The Shared Strait: Asia's Middle Eastern Watch

Asian allies replace NATO as the primary guarantors of Hormuz Strait security, creating a permanent Indo-Pacific-Middle East integrated defense architecture.

Turning Point: South Korea and Japan sign a joint naval operations charter with Gulf Cooperation Council states, stationing rotating carrier groups in Bahrain under a new multilateral command structure independent of NATO.

Why It Starts

As the United States withdraws from its traditional role as sole guarantor of Middle Eastern sea lanes, it pressures Asian allies — particularly South Korea and Japan — to shoulder the burden of protecting energy transit routes through the Hormuz Strait. What begins as reluctant rotational deployments evolves into a permanent Asian naval presence in the Persian Gulf, complete with shared intelligence facilities, joint exercises with Gulf states, and dedicated defense budget line items. The arrangement reshapes Asian foreign policy, binding East Asian economic security to Middle Eastern stability in ways that create both new diplomatic leverage and dangerous entanglements.

How It Branches

  1. U.S. Congress passes the Allied Maritime Burden-Sharing Act, conditioning Pacific security guarantees on partner contributions to Gulf patrol operations
  2. South Korea and Japan establish a joint Indo-Pacific Maritime Task Force with rotating frigate and destroyer deployments to the Strait of Hormuz
  3. Gulf states offer preferential long-term energy contracts to participating Asian nations, creating economic incentives that lock in the military commitment
  4. A confrontation between a Korean destroyer and Iranian fast-attack boats triggers a diplomatic crisis, forcing Seoul into direct Middle Eastern geopolitical negotiations for the first time

What People Feel

Commander Park Ji-won stands on the bridge of the ROKS Chungmugong Yi Sun-sin at 0430 local time, watching Iranian coast guard vessels track parallel to her ship through night-vision binoculars. She has been stationed in Bahrain for five months. Her daughter in Busan asks on video calls why mommy is protecting someone else's ocean.
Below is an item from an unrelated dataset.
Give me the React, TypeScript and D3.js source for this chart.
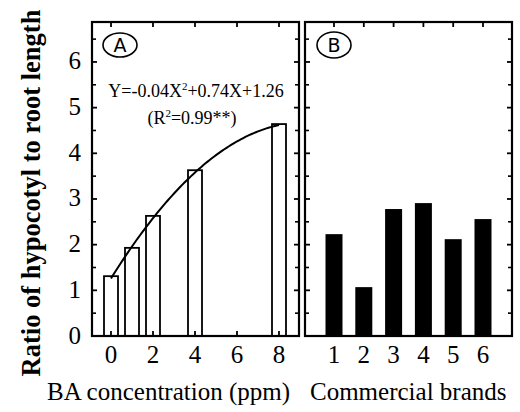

Park has no easy answer — only the knowledge that forty percent of Korea's crude oil passes beneath her hull every week.

The Other Side

Critics argue this arrangement transforms Asian democracies into mercenary naval powers serving American strategic withdrawal, while gaining no real security — only the risk of being dragged into Middle Eastern conflicts they have no cultural understanding of or democratic mandate to fight.